This is a fairly common topic. There is a lot of posts on this subject.
How cold do you plan to camp? Does your Micro have an enclosed underbelly? Do you plan to have an electric site?
We camp below freezing most years each spring and fall. We do not have any tank heaters, nor an enclosed underbelly. So far we have not froze up anything. The coldest overnight temps has been about 20 degrees, with the daytime highs on those days in the low 30s. I have to admit, I was a little concerned we would freeze up the tank that two nights (5 day dry camping trip). Normally we camp with overnight lows in the mid 20's with the daytime highs above 40 degrees. If you are going to camp for extended time below freezing (daytime highs are close to or below freezing) I would recommend dry camping.
Except for the tanks and FW tank low point drain, all our plumbing runs inside the TT.
- In the cool weather we make sure our FW tank is full, do not keep any hoses connected to the TT. The hoses will freeze first, and will take hours in the morning to thaw out. Disconnect your hoses, drain them, and coil them up and put them in your store hold.
- Keep cargo hold doors closed and latched.
- Cabinets with plumbing running through them, keep the doors ajar to allow a little more heat to access the plumbing.

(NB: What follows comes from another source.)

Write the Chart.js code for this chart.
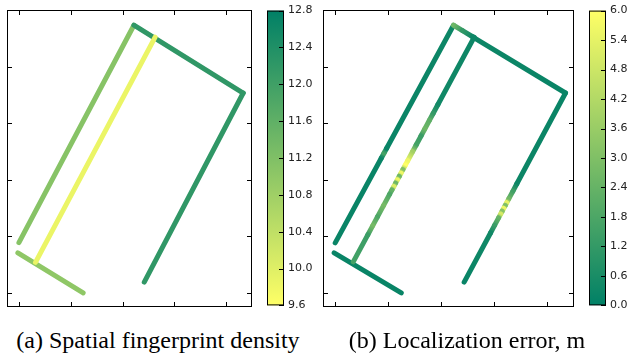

- FW tank, fill it full of water. Water has a lot of thermal mass, and freezes slowly from the top down, and will take a long time to freeze once the air temp reaches 32 degrees. Think about puddles.
Normally in cold weather the DW likes having an electric site. So we tend to heat with electricity, normally it keeps our TT nice and toasty during the day, and at night the TT can cold off a bit (we have a hybrid with tent ends). At night if one of us gets up to use the bathroom, we might turn on the gas furnace for a few minutes to help warm things up.
As for tank heaters. They are a silicone flexible pad. They have a tendency not to stay attached to the tank, due to the poor choice of adhesive. Most people say do not use them if the tank is empty. We use these pads at work on many of our processes, and we have not had any issues with them failing due to a lack of being attached to something or an empty tank.
Pipe fittings tend to be the first thing to fail if the plumbing freezes. The pex tubing can flex a lot and tends not to fail. The FW and waste tanks are big, if they are full, there is a lot of thermal mass, and will take a long time to freeze. Water Heater, if it is not being used, make sure to bypass it, and drain the tank. If your using it, it will not be an issue.
FW tank low point drain valve; I have been surprised, I have not damaged this valve. I am sure the water has frozen within this cheap valve many times.
If your daytime highs are going to be close to or below freezing, I would recommend draining the system, and dry camp.